**Data extract**.
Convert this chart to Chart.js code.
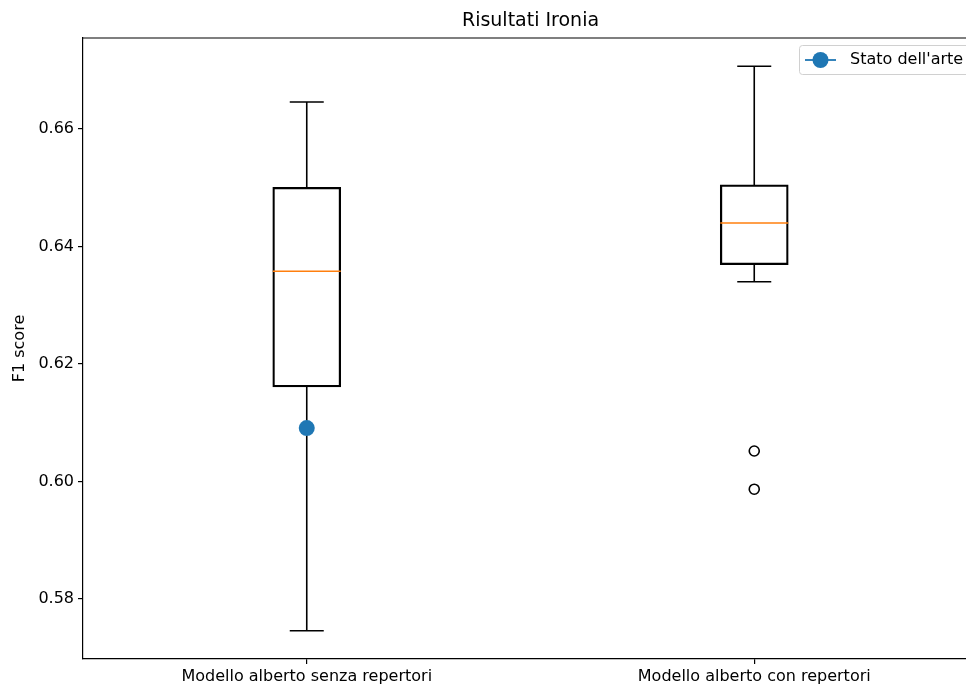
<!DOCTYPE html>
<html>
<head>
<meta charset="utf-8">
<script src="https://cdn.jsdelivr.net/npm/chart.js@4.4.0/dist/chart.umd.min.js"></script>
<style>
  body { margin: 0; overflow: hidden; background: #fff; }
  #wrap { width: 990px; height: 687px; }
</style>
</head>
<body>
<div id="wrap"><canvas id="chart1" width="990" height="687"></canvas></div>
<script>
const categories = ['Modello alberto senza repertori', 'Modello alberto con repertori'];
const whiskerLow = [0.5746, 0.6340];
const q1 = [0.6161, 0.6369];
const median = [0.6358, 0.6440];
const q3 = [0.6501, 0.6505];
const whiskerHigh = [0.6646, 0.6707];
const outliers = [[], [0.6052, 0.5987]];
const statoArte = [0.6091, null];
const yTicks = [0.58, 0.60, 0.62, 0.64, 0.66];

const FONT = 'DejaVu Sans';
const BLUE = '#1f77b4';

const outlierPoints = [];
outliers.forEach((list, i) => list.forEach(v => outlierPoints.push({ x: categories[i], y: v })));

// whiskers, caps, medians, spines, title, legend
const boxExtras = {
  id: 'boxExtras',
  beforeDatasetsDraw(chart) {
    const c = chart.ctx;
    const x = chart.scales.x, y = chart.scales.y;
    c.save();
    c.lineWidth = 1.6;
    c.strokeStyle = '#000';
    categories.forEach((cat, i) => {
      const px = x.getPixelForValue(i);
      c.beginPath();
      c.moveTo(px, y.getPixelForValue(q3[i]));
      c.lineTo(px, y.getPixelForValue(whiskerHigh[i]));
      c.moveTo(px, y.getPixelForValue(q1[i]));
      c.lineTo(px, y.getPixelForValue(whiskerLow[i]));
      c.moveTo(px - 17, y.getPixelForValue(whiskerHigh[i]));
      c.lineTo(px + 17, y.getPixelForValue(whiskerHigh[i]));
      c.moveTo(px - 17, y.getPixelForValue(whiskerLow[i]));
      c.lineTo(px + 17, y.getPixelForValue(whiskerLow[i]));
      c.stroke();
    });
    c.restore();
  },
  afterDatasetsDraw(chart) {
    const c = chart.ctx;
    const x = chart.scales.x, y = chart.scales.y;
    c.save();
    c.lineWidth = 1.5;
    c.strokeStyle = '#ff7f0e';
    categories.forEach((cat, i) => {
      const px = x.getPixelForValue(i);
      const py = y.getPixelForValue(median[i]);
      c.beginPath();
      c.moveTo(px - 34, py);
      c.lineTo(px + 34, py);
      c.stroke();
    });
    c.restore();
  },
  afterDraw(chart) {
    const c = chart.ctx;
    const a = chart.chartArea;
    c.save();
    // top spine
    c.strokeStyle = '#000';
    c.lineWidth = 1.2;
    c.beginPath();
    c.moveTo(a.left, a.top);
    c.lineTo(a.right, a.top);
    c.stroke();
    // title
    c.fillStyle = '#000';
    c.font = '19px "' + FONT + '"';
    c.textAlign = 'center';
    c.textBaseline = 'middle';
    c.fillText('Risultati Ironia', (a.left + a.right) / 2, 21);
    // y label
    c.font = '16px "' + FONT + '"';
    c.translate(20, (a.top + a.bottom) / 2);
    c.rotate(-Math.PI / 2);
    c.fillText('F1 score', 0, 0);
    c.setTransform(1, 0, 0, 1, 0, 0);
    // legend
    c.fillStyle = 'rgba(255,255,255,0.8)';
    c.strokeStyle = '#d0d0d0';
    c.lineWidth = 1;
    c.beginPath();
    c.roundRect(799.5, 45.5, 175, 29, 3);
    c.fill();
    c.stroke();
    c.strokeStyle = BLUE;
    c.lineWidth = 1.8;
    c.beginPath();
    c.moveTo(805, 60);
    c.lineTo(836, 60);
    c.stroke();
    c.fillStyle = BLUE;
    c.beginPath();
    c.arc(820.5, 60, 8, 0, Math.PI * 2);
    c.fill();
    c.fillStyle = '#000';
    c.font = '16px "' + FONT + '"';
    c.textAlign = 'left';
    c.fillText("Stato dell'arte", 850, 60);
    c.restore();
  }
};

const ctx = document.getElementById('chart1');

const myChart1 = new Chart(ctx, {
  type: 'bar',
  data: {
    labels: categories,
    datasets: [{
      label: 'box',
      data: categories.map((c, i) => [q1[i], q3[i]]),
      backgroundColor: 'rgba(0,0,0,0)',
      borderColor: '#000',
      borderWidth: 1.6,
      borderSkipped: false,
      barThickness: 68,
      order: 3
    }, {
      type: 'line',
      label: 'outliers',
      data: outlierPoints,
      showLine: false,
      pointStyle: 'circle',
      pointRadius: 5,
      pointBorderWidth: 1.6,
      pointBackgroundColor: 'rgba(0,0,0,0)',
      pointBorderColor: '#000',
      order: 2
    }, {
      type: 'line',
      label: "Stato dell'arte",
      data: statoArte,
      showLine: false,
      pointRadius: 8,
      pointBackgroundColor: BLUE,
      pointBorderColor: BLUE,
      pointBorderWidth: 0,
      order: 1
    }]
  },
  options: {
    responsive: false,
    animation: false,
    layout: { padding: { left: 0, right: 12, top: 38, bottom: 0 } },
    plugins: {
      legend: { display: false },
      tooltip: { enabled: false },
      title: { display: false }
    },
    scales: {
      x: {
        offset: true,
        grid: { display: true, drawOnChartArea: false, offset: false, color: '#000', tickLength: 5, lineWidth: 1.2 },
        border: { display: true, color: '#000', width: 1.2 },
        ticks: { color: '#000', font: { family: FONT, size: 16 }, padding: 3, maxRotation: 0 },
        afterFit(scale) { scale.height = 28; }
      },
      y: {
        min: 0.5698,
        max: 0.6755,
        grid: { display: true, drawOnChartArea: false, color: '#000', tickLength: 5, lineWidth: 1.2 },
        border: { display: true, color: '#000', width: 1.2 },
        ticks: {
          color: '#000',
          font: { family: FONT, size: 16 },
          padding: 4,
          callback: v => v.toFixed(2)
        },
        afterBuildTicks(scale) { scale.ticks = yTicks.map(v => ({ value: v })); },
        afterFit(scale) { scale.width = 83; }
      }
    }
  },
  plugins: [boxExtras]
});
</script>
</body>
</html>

**Prompt**. Retype the listing exactly. Pictures do not belong in the copy.

**Result of the task**.
Convert this chart to Chart.js code.
<!DOCTYPE html>
<html>
<head>
<meta charset="utf-8">
<script src="https://cdn.jsdelivr.net/npm/chart.js@4.4.0/dist/chart.umd.min.js"></script>
<style>
  body { margin: 0; overflow: hidden; background: #fff; }
  #wrap { width: 990px; height: 687px; }
</style>
</head>
<body>
<div id="wrap"><canvas id="chart1" width="990" height="687"></canvas></div>
<script>
const categories = ['Modello alberto senza repertori', 'Modello alberto con repertori'];
const whiskerLow = [0.5746, 0.6340];
const q1 = [0.6161, 0.6369];
const median = [0.6358, 0.6440];
const q3 = [0.6501, 0.6505];
const whiskerHigh = [0.6646, 0.6707];
const outliers = [[], [0.6052, 0.5987]];
const statoArte = [0.6091, null];
const yTicks = [0.58, 0.60, 0.62, 0.64, 0.66];

const FONT = 'DejaVu Sans';
const BLUE = '#1f77b4';

const outlierPoints = [];
outliers.forEach((list, i) => list.forEach(v => outlierPoints.push({ x: categories[i], y: v })));

// whiskers, caps, medians, spines, title, legend
const boxExtras = {
  id: 'boxExtras',
  beforeDatasetsDraw(chart) {
    const c = chart.ctx;
    const x = chart.scales.x, y = chart.scales.y;
    c.save();
    c.lineWidth = 1.6;
    c.strokeStyle = '#000';
    categories.forEach((cat, i) => {
      const px = x.getPixelForValue(i);
      c.beginPath();
      c.moveTo(px, y.getPixelForValue(q3[i]));
      c.lineTo(px, y.getPixelForValue(whiskerHigh[i]));
      c.moveTo(px, y.getPixelForValue(q1[i]));
      c.lineTo(px, y.getPixelForValue(whiskerLow[i]));
      c.moveTo(px - 17, y.getPixelForValue(whiskerHigh[i]));
      c.lineTo(px + 17, y.getPixelForValue(whiskerHigh[i]));
      c.moveTo(px - 17, y.getPixelForValue(whiskerLow[i]));
      c.lineTo(px + 17, y.getPixelForValue(whiskerLow[i]));
      c.stroke();
    });
    c.restore();
  },
  afterDatasetsDraw(chart) {
    const c = chart.ctx;
    const x = chart.scales.x, y = chart.scales.y;
    c.save();
    c.lineWidth = 1.5;
    c.strokeStyle = '#ff7f0e';
    categories.forEach((cat, i) => {
      const px = x.getPixelForValue(i);
      const py = y.getPixelForValue(median[i]);
      c.beginPath();
      c.moveTo(px - 34, py);
      c.lineTo(px + 34, py);
      c.stroke();
    });
    c.restore();
  },
  afterDraw(chart) {
    const c = chart.ctx;
    const a = chart.chartArea;
    c.save();
    // top spine
    c.strokeStyle = '#000';
    c.lineWidth = 1.2;
    c.beginPath();
    c.moveTo(a.left, a.top);
    c.lineTo(a.right, a.top);
    c.stroke();
    // title
    c.fillStyle = '#000';
    c.font = '19px "' + FONT + '"';
    c.textAlign = 'center';
    c.textBaseline = 'middle';
    c.fillText('Risultati Ironia', (a.left + a.right) / 2, 21);
    // y label
    c.font = '16px "' + FONT + '"';
    c.translate(20, (a.top + a.bottom) / 2);
    c.rotate(-Math.PI / 2);
    c.fillText('F1 score', 0, 0);
    c.setTransform(1, 0, 0, 1, 0, 0);
    // legend
    c.fillStyle = 'rgba(255,255,255,0.8)';
    c.strokeStyle = '#d0d0d0';
    c.lineWidth = 1;
    c.beginPath();
    c.roundRect(799.5, 45.5, 175, 29, 3);
    c.fill();
    c.stroke();
    c.strokeStyle = BLUE;
    c.lineWidth = 1.8;
    c.beginPath();
    c.moveTo(805, 60);
    c.lineTo(836, 60);
    c.stroke();
    c.fillStyle = BLUE;
    c.beginPath();
    c.arc(820.5, 60, 8, 0, Math.PI * 2);
    c.fill();
    c.fillStyle = '#000';
    c.font = '16px "' + FONT + '"';
    c.textAlign = 'left';
    c.fillText("Stato dell'arte", 850, 60);
    c.restore();
  }
};

const ctx = document.getElementById('chart1');

const myChart1 = new Chart(ctx, {
  type: 'bar',
  data: {
    labels: categories,
    datasets: [{
      label: 'box',
      data: categories.map((c, i) => [q1[i], q3[i]]),
      backgroundColor: 'rgba(0,0,0,0)',
      borderColor: '#000',
      borderWidth: 1.6,
      borderSkipped: false,
      barThickness: 68,
      order: 3
    }, {
      type: 'line',
      label: 'outliers',
      data: outlierPoints,
      showLine: false,
      pointStyle: 'circle',
      pointRadius: 5,
      pointBorderWidth: 1.6,
      pointBackgroundColor: 'rgba(0,0,0,0)',
      pointBorderColor: '#000',
      order: 2
    }, {
      type: 'line',
      label: "Stato dell'arte",
      data: statoArte,
      showLine: false,
      pointRadius: 8,
      pointBackgroundColor: BLUE,
      pointBorderColor: BLUE,
      pointBorderWidth: 0,
      order: 1
    }]
  },
  options: {
    responsive: false,
    animation: false,
    layout: { padding: { left: 0, right: 12, top: 38, bottom: 0 } },
    plugins: {
      legend: { display: false },
      tooltip: { enabled: false },
      title: { display: false }
    },
    scales: {
      x: {
        offset: true,
        grid: { display: true, drawOnChartArea: false, offset: false, color: '#000', tickLength: 5, lineWidth: 1.2 },
        border: { display: true, color: '#000', width: 1.2 },
        ticks: { color: '#000', font: { family: FONT, size: 16 }, padding: 3, maxRotation: 0 },
        afterFit(scale) { scale.height = 28; }
      },
      y: {
        min: 0.5698,
        max: 0.6755,
        grid: { display: true, drawOnChartArea: false, color: '#000', tickLength: 5, lineWidth: 1.2 },
        border: { display: true, color: '#000', width: 1.2 },
        ticks: {
          color: '#000',
          font: { family: FONT, size: 16 },
          padding: 4,
          callback: v => v.toFixed(2)
        },
        afterBuildTicks(scale) { scale.ticks = yTicks.map(v => ({ value: v })); },
        afterFit(scale) { scale.width = 83; }
      }
    }
  },
  plugins: [boxExtras]
});
</script>
</body>
</html>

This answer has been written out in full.